The lines to print start at the one containing "Write the pgfplots code for this chart." and end at the one containing "zadovoljstvo poslom koji"; print them exactly, ends included, and only them.

** Begin EXTRACTED MATERIAL **

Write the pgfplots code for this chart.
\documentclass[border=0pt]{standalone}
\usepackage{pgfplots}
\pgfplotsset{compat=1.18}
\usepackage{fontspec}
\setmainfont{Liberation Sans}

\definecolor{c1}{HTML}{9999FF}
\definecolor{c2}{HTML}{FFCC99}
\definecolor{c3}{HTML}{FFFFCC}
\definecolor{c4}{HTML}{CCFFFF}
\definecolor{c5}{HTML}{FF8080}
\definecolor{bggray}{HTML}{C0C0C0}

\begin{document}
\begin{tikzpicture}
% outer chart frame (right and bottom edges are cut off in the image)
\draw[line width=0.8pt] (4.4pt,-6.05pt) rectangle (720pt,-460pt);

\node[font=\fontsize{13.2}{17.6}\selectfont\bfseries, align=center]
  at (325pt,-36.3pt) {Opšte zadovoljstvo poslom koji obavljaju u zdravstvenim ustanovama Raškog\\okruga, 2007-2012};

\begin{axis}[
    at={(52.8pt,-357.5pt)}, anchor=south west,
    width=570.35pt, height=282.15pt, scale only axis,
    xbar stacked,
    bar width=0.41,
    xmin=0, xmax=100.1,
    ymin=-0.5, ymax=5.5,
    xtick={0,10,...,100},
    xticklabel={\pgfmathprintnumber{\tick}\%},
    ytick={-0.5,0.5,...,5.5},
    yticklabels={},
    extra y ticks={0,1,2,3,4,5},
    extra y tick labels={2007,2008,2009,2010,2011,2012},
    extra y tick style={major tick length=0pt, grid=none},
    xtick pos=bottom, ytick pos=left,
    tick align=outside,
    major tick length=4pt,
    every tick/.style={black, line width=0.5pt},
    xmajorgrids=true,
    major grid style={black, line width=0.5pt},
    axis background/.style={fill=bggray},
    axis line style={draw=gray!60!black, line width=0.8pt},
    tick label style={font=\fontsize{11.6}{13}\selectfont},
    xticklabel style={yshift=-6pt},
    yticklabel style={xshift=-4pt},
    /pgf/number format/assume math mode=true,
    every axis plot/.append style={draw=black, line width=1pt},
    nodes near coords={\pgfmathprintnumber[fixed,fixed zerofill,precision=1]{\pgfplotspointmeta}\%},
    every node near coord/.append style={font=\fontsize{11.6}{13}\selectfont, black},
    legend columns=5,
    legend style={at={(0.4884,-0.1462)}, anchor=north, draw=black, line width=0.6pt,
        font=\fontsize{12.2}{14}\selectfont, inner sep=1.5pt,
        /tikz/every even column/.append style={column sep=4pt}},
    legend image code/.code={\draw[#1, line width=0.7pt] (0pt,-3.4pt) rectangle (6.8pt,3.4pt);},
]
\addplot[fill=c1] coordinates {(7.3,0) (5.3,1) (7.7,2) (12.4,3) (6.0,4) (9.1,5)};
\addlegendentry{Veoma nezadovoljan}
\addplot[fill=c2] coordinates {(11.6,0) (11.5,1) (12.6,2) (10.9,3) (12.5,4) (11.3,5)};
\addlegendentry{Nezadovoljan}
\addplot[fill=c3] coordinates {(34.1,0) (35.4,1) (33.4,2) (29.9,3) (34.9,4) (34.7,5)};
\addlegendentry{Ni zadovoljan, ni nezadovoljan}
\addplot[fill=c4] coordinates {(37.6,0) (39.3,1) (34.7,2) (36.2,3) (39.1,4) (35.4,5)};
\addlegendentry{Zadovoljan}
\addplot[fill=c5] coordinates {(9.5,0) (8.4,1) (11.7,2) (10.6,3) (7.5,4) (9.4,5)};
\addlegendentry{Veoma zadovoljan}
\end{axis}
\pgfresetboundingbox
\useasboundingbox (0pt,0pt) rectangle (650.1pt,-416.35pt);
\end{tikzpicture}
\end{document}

** End EXTRACTED MATERIAL **
** Begin EXTRACTED MATERIAL **

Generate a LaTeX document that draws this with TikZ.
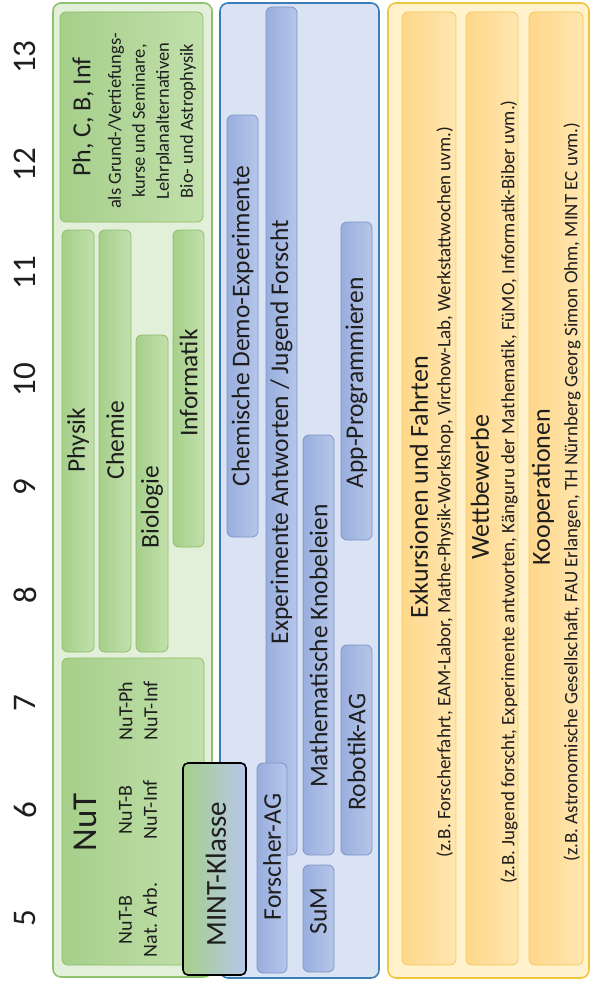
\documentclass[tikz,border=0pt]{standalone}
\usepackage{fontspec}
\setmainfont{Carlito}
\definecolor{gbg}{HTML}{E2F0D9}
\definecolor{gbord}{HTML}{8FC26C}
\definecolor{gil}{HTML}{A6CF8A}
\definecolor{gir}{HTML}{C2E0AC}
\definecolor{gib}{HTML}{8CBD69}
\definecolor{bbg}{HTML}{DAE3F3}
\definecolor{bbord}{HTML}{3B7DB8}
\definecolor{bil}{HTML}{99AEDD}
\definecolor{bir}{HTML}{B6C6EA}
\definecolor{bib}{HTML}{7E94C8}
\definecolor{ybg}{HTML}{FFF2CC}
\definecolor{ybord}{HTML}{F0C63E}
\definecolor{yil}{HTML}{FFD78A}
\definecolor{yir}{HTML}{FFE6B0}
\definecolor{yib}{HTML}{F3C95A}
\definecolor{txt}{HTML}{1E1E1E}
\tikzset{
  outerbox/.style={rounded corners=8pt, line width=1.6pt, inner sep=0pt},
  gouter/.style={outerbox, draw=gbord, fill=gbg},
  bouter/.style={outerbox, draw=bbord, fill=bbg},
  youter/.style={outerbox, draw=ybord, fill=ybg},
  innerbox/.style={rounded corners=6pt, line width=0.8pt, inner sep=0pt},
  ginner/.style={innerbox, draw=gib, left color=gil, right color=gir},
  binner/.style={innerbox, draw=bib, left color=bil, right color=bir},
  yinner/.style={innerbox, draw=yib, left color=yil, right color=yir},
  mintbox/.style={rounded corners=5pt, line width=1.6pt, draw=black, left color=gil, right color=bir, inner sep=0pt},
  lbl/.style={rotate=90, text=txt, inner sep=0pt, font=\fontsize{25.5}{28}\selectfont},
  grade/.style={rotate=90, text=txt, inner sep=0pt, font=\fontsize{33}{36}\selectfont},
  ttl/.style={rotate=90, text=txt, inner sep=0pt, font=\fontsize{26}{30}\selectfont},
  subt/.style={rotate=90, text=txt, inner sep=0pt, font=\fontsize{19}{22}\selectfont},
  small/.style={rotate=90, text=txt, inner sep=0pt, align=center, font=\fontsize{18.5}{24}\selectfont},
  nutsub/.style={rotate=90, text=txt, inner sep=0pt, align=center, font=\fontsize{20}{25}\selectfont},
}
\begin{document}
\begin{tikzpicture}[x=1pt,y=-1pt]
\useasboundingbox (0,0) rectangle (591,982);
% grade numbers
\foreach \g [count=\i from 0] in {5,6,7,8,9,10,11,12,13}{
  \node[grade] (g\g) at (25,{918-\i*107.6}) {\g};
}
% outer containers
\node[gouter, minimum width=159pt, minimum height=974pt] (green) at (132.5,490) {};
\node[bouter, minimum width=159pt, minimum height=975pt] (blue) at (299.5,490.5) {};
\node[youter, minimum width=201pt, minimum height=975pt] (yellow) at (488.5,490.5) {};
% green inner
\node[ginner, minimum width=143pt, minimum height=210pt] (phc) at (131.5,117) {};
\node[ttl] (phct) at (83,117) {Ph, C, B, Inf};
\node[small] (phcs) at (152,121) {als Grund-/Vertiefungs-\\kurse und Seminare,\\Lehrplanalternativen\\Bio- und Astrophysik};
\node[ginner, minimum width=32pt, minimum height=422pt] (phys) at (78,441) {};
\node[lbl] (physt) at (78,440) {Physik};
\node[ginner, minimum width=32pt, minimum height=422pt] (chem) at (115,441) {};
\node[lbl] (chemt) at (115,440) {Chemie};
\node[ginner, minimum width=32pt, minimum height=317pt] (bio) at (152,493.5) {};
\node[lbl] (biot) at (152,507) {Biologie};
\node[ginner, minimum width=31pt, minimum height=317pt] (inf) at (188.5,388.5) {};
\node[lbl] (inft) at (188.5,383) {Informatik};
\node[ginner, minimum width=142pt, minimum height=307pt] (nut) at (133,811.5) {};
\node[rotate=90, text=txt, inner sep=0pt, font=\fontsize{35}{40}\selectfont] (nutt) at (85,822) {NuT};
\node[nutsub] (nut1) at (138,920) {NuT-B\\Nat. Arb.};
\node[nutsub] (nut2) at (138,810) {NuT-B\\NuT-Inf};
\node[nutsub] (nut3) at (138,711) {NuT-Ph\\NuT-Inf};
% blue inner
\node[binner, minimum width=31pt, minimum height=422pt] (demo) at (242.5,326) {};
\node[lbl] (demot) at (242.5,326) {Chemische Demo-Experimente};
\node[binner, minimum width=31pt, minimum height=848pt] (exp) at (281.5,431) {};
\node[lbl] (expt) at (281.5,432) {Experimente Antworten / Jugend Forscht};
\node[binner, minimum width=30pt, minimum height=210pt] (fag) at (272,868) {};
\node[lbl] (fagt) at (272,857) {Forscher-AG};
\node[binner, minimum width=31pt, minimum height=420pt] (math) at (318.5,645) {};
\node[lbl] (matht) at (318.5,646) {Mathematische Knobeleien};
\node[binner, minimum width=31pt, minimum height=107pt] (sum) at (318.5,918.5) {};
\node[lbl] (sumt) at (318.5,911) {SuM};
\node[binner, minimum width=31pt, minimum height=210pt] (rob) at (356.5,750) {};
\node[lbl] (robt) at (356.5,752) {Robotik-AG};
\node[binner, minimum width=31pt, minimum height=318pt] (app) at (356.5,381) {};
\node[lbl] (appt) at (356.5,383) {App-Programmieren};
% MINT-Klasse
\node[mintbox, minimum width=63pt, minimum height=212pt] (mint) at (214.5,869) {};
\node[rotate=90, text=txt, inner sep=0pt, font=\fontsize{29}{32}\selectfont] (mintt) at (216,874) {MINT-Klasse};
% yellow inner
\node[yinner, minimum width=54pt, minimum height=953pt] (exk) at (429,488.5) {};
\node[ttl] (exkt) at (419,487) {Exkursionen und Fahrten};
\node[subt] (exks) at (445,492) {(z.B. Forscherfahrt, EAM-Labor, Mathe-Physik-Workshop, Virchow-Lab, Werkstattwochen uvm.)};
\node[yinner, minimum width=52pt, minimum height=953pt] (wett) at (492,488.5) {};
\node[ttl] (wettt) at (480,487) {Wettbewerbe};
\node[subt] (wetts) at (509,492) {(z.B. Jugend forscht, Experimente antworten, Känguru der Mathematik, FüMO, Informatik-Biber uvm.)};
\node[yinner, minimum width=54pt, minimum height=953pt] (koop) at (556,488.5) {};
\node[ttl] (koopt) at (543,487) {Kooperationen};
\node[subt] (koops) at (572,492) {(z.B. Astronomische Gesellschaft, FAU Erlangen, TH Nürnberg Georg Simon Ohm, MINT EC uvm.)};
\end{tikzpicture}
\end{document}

** End EXTRACTED MATERIAL **
** Begin EXTRACTED MATERIAL **

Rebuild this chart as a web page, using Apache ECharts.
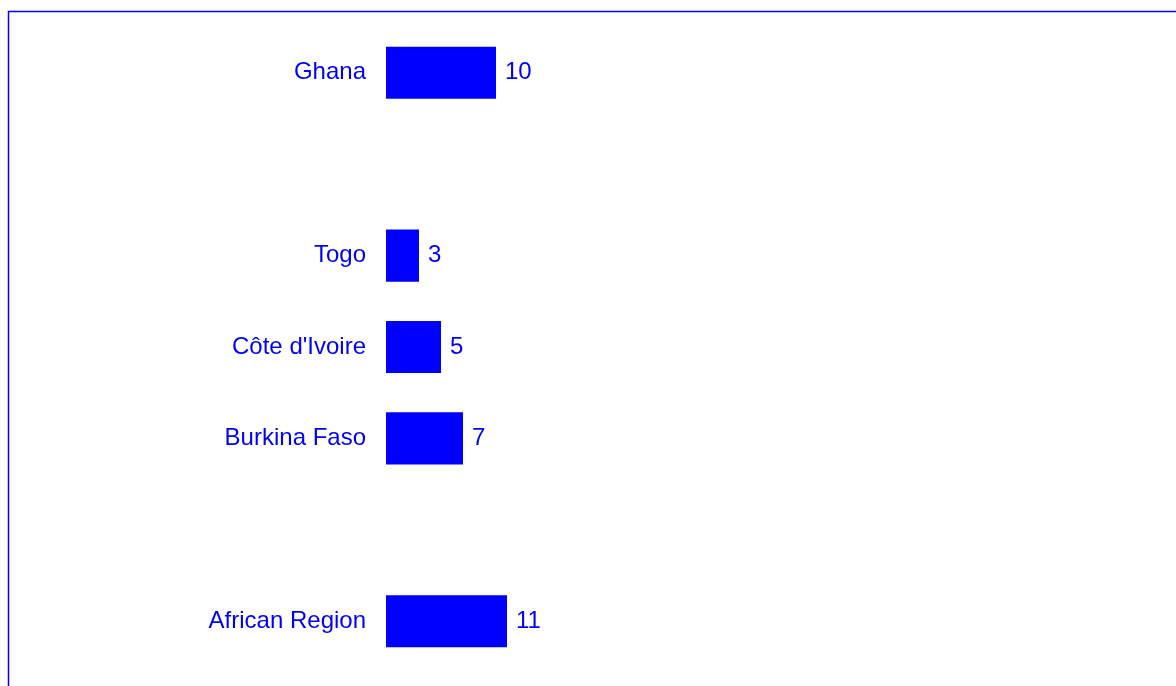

** End EXTRACTED MATERIAL **

FINISHED ANSWER
Write the pgfplots code for this chart.
\documentclass[border=0pt]{standalone}
\usepackage{pgfplots}
\pgfplotsset{compat=1.18}
\usepackage{fontspec}
\setmainfont{Liberation Sans}

\definecolor{c1}{HTML}{9999FF}
\definecolor{c2}{HTML}{FFCC99}
\definecolor{c3}{HTML}{FFFFCC}
\definecolor{c4}{HTML}{CCFFFF}
\definecolor{c5}{HTML}{FF8080}
\definecolor{bggray}{HTML}{C0C0C0}

\begin{document}
\begin{tikzpicture}
% outer chart frame (right and bottom edges are cut off in the image)
\draw[line width=0.8pt] (4.4pt,-6.05pt) rectangle (720pt,-460pt);

\node[font=\fontsize{13.2}{17.6}\selectfont\bfseries, align=center]
  at (325pt,-36.3pt) {Opšte zadovoljstvo poslom koji obavljaju u zdravstvenim ustanovama Raškog\\okruga, 2007-2012};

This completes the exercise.